Matera, in particular, runs some brilliant lines but has learned to off-load to good effect rather than always look for contact. The big surprise in this unit is the inclusion of Petti, who has won all of his previous 45 caps in the second-row, leaving big question marks over the balance of that trio.
What the combination lacks is a turnover specialist, a poacher in the mould of Peter O’Mahony and Sean O’Brien which could prove crucial in thwarting their ever-improving attacking threat. To win today, Ireland will need to minimise their attacking opportunities off turnovers and from broken play.
3. Control tempo and territory
Regular exposure to top-quality rugby at regional and international level means this Argentine squad is more than comfortable at playing a high-tempo game.
Having moved away from the stagnant, attritional game they favoured in the past, the painful memory of how the free-flowing Argentine attack cut the Irish defense to ribbons in the opening half of that 2015 World Cup quarter final still lingers.
Both sides only retain five starters from that Cardiff encounter. One of Argentina’s most influential and perhaps most improved players since then is out-half Nicholas Sanchez, who not only finished top scorer in this season’s Rugby Championship but also bagged a try a game in the opening four rounds.
He is the one who keeps this side on the front-foot.
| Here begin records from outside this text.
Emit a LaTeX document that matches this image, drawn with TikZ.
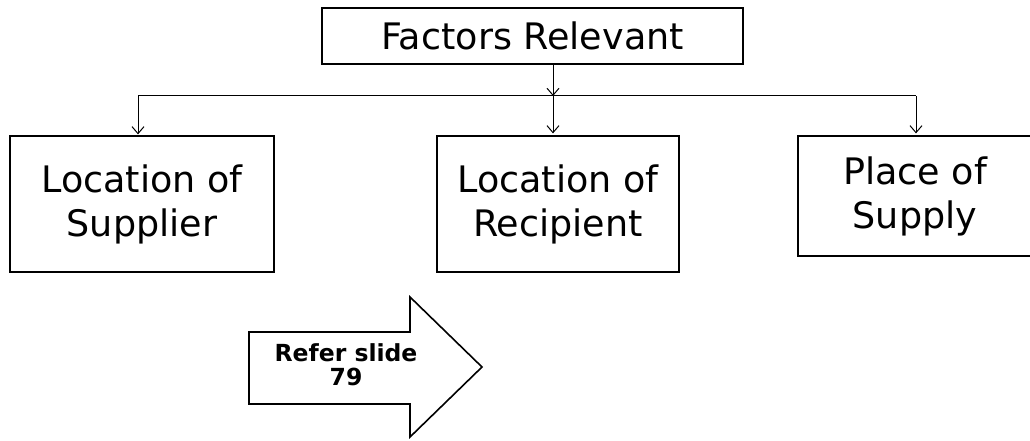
\documentclass[tikz,border=0pt]{standalone}
\usepackage{fontspec}
\setmainfont{DejaVu Sans}
\usetikzlibrary{arrows.meta}
\tikzset{
  box/.style={draw=black, line width=1.2pt, fill=white, inner sep=0pt,
    align=center, font=\fontsize{36.5}{44}\selectfont},
  conn/.style={draw=black, line width=1pt,
    -{Straight Barb[length=7pt,width=12pt]}},
  link/.style={draw=black, line width=1pt},
  bigarrow/.style={draw=black, line width=1.6pt, fill=white, line join=miter},
  arrowtext/.style={align=center, inner sep=0pt,
    font=\bfseries\fontsize{23.5}{24}\selectfont}
}
\begin{document}
\begin{tikzpicture}[x=1pt, y=-1pt]
  \useasboundingbox[fill=white] (0,0) rectangle (1030,441);

  % boxes
  \node[box, minimum width=421pt, minimum height=56pt] (top) at (532.5,36) {Factors Relevant};
  \node[box, minimum width=264pt, minimum height=136pt] (left) at (142,204) {Location of\\ Supplier};
  \node[box, minimum width=242pt, minimum height=136pt] (mid) at (558,204) {Location of\\ Recipient};
  \node[box, minimum width=234pt, minimum height=120pt] (right) at (915,196) {Place of\\ Supply};

  % branching connectors
  \coordinate (j) at (553,96);
  \coordinate (jl) at (138,96);
  \coordinate (jr) at (916,96);
  \draw[link] (jl) -- (jr);
  \draw[conn] (top.south -| j) -- (j);
  \draw[conn, shorten >=2pt] (j) -- (j |- mid.north);
  \draw[conn, shorten >=1pt] (jl) -- (jl |- left.north);
  \draw[conn, shorten >=2pt] (jr) -- (jr |- right.north);

  % block arrow with reference note
  \draw[bigarrow] (249,332) -- (410,332) -- (410,297) -- (482,367)
    -- (410,437) -- (410,404) -- (249,404) -- cycle;
  \node[arrowtext] (note) at (346,365) {Refer slide\\ 79};
\end{tikzpicture}
\end{document}
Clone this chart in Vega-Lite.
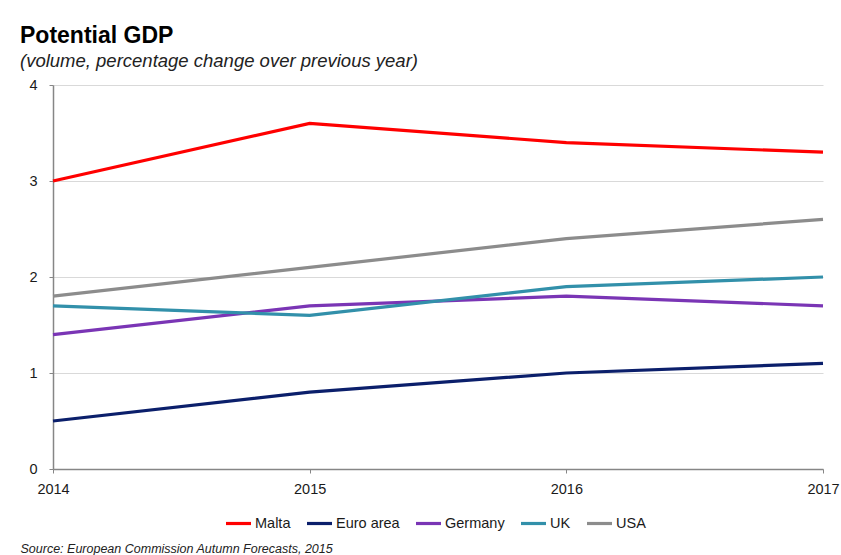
{
  "$schema": "https://vega.github.io/schema/vega-lite/v6.json",
  "autosize": "none",
  "width": 770,
  "height": 384,
  "padding": {"left": 53, "top": 85, "right": 18, "bottom": 86},
  "background": "white",
  "config": {
    "font": "Liberation Sans",
    "view": {"stroke": null}
  },
  "title": {
    "text": "Potential GDP",
    "subtitle": "(volume, percentage change over previous year)",
    "anchor": "start",
    "frame": "group",
    "dx": -33,
    "offset": 7,
    "fontSize": 23,
    "fontWeight": "bold",
    "color": "#000000",
    "subtitleFontSize": 18.5,
    "subtitleFontStyle": "italic",
    "subtitleColor": "#222222",
    "subtitlePadding": 4
  },
  "data": {
    "values": [
      {"year": "2014", "series": "Malta", "value": 3.0},
      {"year": "2015", "series": "Malta", "value": 3.6},
      {"year": "2016", "series": "Malta", "value": 3.4},
      {"year": "2017", "series": "Malta", "value": 3.3},
      {"year": "2014", "series": "Euro area", "value": 0.5},
      {"year": "2015", "series": "Euro area", "value": 0.8},
      {"year": "2016", "series": "Euro area", "value": 1.0},
      {"year": "2017", "series": "Euro area", "value": 1.1},
      {"year": "2014", "series": "Germany", "value": 1.4},
      {"year": "2015", "series": "Germany", "value": 1.7},
      {"year": "2016", "series": "Germany", "value": 1.8},
      {"year": "2017", "series": "Germany", "value": 1.7},
      {"year": "2014", "series": "UK", "value": 1.7},
      {"year": "2015", "series": "UK", "value": 1.6},
      {"year": "2016", "series": "UK", "value": 1.9},
      {"year": "2017", "series": "UK", "value": 2.0},
      {"year": "2014", "series": "USA", "value": 1.8},
      {"year": "2015", "series": "USA", "value": 2.1},
      {"year": "2016", "series": "USA", "value": 2.4},
      {"year": "2017", "series": "USA", "value": 2.6}
    ]
  },
  "mark": {"type": "line", "strokeWidth": 3.2},
  "encoding": {
    "x": {
      "field": "year",
      "type": "ordinal",
      "scale": {"type": "point", "padding": 0},
      "axis": {
        "title": "Source: European Commission Autumn Forecasts, 2015",
        "titleAnchor": "start",
        "titleAlign": "left",
        "titleX": -33,
        "titleY": 83,
        "titleBaseline": "alphabetic",
        "titleFontSize": 12.5,
        "titleFontStyle": "italic",
        "titleFontWeight": "normal",
        "titleColor": "#222222",
        "labelAngle": 0,
        "labelFontSize": 14.5,
        "labelColor": "#1a1a1a",
        "labelPadding": 9,
        "domainColor": "#868686",
        "domainWidth": 1.5,
        "tickColor": "#868686",
        "tickSize": 4,
        "grid": false
      }
    },
    "y": {
      "field": "value",
      "type": "quantitative",
      "scale": {"domain": [0, 4]},
      "axis": {
        "title": null,
        "values": [0, 1, 2, 3, 4],
        "labelFontSize": 14.5,
        "labelColor": "#1a1a1a",
        "labelPadding": 12,
        "domainColor": "#868686",
        "domainWidth": 1.5,
        "tickColor": "#868686",
        "tickSize": 4,
        "gridColor": "#D9D9D9",
        "gridWidth": 1
      }
    },
    "color": {
      "field": "series",
      "type": "nominal",
      "scale": {
        "domain": ["Malta", "Euro area", "Germany", "UK", "USA"],
        "range": ["#FF0000", "#0B1F6B", "#7A35B5", "#3290AA", "#8C8C8C"]
      },
      "legend": {
        "title": null,
        "orient": "none",
        "direction": "horizontal",
        "legendX": 171,
        "legendY": 424,
        "symbolType": "stroke",
        "symbolSize": 625,
        "symbolStrokeWidth": 3.2,
        "labelFontSize": 14.5,
        "labelColor": "#1a1a1a",
        "labelOffset": 2,
        "columnPadding": 9
      }
    }
  }
}
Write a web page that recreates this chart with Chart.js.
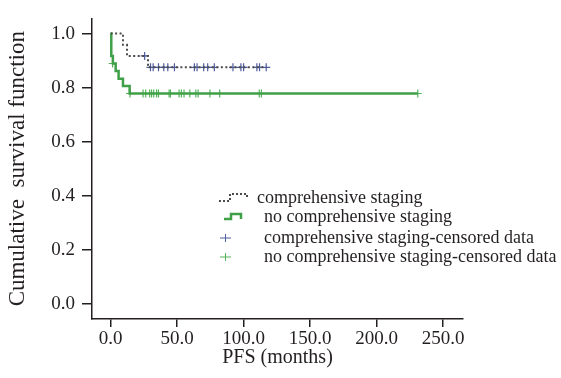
<!DOCTYPE html>
<html>
<head>
<meta charset="utf-8">
<script src="https://cdn.jsdelivr.net/npm/chart.js@4.4.1/dist/chart.umd.min.js"></script>
<style>
  body { margin: 0; background: #fff; }
  canvas { display: block; }
</style>
</head>
<body>
<canvas id="km" width="561" height="378"></canvas>
<script>
// step points of each Kaplan-Meier curve (months, survival)
const compTimes = [0, 9.3, 12.3, 28.1, 117];
const compSurv = [1.0, 0.958, 0.917, 0.875, 0.875];
const noCompTimes = [0, 0.5, 1.7, 3.8, 6.0, 9.3, 14.3, 231];
const noCompSurv = [1.0, 0.917, 0.889, 0.861, 0.833, 0.806, 0.778, 0.778];

// censored observations
const compCensTimes = [25.6, 30, 32, 36, 40, 43, 48, 63, 65, 70, 73, 78, 92, 98, 100, 110, 112, 117];
const compCensSurv = [0.917, 0.875, 0.875, 0.875, 0.875, 0.875, 0.875, 0.875, 0.875, 0.875,
  0.875, 0.875, 0.875, 0.875, 0.875, 0.875, 0.875, 0.875];
const noCompCensTimes = [1.5, 14.6, 24.4, 26.4, 29.4, 30.8, 32.4, 34.6, 36, 44, 45, 51.5, 53.2,
  55.2, 59.6, 64.1, 65.8, 74.7, 82, 111.8, 113.4, 231];
const noCompCensSurv = [0.889, 0.778, 0.778, 0.778, 0.778, 0.778, 0.778, 0.778, 0.778, 0.778,
  0.778, 0.778, 0.778, 0.778, 0.778, 0.778, 0.778, 0.778, 0.778, 0.778, 0.778, 0.778];

const xTicks = [0, 50, 100, 150, 200, 250];
const yTicks = [0, 0.2, 0.4, 0.6, 0.8, 1.0];
const legendLabels = [
  'comprehensive staging',
  'no comprehensive staging',
  'comprehensive staging-censored data',
  'no comprehensive staging-censored data'
];

const grayCol = '#4a4a4a';
const greenCol = '#3fa047';
const blueCross = '#4d5c9c';
const greenCross = '#55b25b';
const inkCol = '#231f20';
const serif = 'Liberation Serif, Times New Roman, serif';

function pts(xs, ys) {
  return xs.map((x, i) => ({ x: x, y: ys[i] }));
}

// legend drawn inside the plot, like the original figure
const kmLegend = {
  id: 'kmLegend',
  afterDraw(chart) {
    const ctx = chart.ctx;
    ctx.save();
    ctx.font = '18px ' + serif;
    ctx.fillStyle = inkCol;
    ctx.textBaseline = 'middle';
    ctx.textAlign = 'left';

    // dotted step
    ctx.strokeStyle = grayCol;
    ctx.lineWidth = 2;
    ctx.setLineDash([2, 2]);
    ctx.beginPath();
    ctx.moveTo(219, 201); ctx.lineTo(230, 201); ctx.lineTo(230, 194);
    ctx.lineTo(247, 194); ctx.lineTo(247, 199);
    ctx.stroke();
    ctx.setLineDash([]);
    ctx.fillText(legendLabels[0], 257, 198);

    // solid green step
    ctx.strokeStyle = greenCol;
    ctx.lineWidth = 2.5;
    ctx.beginPath();
    ctx.moveTo(224, 219); ctx.lineTo(231, 219); ctx.lineTo(231, 214);
    ctx.lineTo(241, 214); ctx.lineTo(241, 219);
    ctx.stroke();
    ctx.fillText(legendLabels[1], 264, 217);

    // crosses
    ctx.lineWidth = 1;
    [[blueCross, 238, 2], [greenCross, 257, 3]].forEach(([c, y, i]) => {
      ctx.strokeStyle = c;
      ctx.beginPath();
      ctx.moveTo(220, y); ctx.lineTo(231, y);
      ctx.moveTo(225.5, y - 4); ctx.lineTo(225.5, y + 4);
      ctx.stroke();
      ctx.fillText(legendLabels[i], 264, y);
    });
    ctx.restore();
  }
};

new Chart(document.getElementById('km'), {
  type: 'line',
  data: {
    datasets: [
      {
        label: legendLabels[0],
        data: pts(compTimes, compSurv),
        stepped: 'before',
        borderColor: grayCol,
        borderWidth: 2,
        borderDash: [2, 2.5],
        pointRadius: 0,
        fill: false
      },
      {
        label: legendLabels[1],
        data: pts(noCompTimes, noCompSurv),
        stepped: 'before',
        borderColor: greenCol,
        borderWidth: 2.5,
        pointRadius: 0,
        fill: false
      },
      {
        label: legendLabels[2],
        data: pts(compCensTimes, compCensSurv),
        showLine: false,
        pointStyle: 'cross',
        pointRadius: 4,
        pointBorderWidth: 1.2,
        borderColor: blueCross
      },
      {
        label: legendLabels[3],
        data: pts(noCompCensTimes, noCompCensSurv),
        showLine: false,
        pointStyle: 'cross',
        pointRadius: 4,
        pointBorderWidth: 1.2,
        borderColor: greenCross
      }
    ]
  },
  options: {
    responsive: false,
    animation: false,
    layout: { padding: { top: 5, right: 98, left: 0, bottom: 0 } },
    plugins: {
      legend: { display: false },
      tooltip: { enabled: false }
    },
    scales: {
      x: {
        type: 'linear',
        min: -14,
        max: 265,
        afterFit(scale) { scale.height = 59; },
        afterBuildTicks(scale) { scale.ticks = xTicks.map(v => ({ value: v })); },
        grid: { drawOnChartArea: false, drawTicks: true, tickLength: 8, color: inkCol, lineWidth: 1.5 },
        border: { color: inkCol, width: 1.5 },
        ticks: {
          padding: 1,
          color: inkCol,
          font: { family: serif, size: 19 },
          maxRotation: 0,
          callback: v => v.toFixed(1)
        },
        title: {
          display: true,
          text: 'PFS (months)',
          color: inkCol,
          font: { family: serif, size: 20 },
          padding: { top: 0, bottom: 8 }
        }
      },
      y: {
        type: 'linear',
        min: -0.057,
        max: 1.056,
        afterFit(scale) { scale.width = 92; },
        afterBuildTicks(scale) { scale.ticks = yTicks.map(v => ({ value: v })); },
        grid: { drawOnChartArea: false, drawTicks: true, tickLength: 10, color: inkCol, lineWidth: 1.5 },
        border: { color: inkCol, width: 1.5 },
        ticks: {
          padding: 7,
          color: inkCol,
          font: { family: serif, size: 19 },
          callback: v => v.toFixed(1)
        },
        title: {
          display: true,
          text: 'Cumulative  survival function',
          color: inkCol,
          font: { family: serif, size: 23 },
          padding: { top: 4, bottom: 0 }
        }
      }
    }
  },
  plugins: [kmLegend]
});
</script>
</body>
</html>
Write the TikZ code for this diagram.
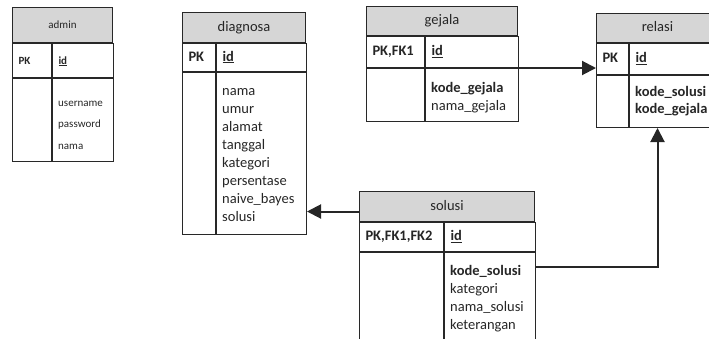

Leading Australia 21-7 before he departed injured on the half-hour mark in their last outing, the Pumas lost their way without him and contrived to lose a game they should have won.
Without Conor Murray to lighten the load on the kicking front, Johnny Sexton carries an even greater responsibility in managing the game than usual and will be tasked with controlling the tempo and momentum of this encounter.
His kicking to the back-field will have to be spot on as the Argentine back three of Ramiro Moyano, Bautista Delguy and Boffelli were sensational throughout the Rugby Championship, scoring some outstanding tries on the way. Sanchez is also brilliant at finding them with his deft little inside passes meaning that Ireland will have to be spot on defensively, both around the fringes of the breakdown and in the 15 metre channels out wide.
The problem facing the visitors is that their set-piece will be targeted and put under enormous pressure. With a solid platform and a superior maul Kieran Marmion (this is a massive opportunity for him to cement the back up scrum half role behind Murray) and Sexton should be in a position to boss this game.
That will lead to ample opportunities in attack for Jordon Larmour - whose first target will be to fulfill the primary functions of the full-back’s role with the assured calmness Rob Kearney so often delivers - Keith Earls and Jacob Stockdale to punish an Argentine defense that has looked alarmingly porous.
Argentina have the capacity to make life difficult but Ireland should have too many strings to their bow.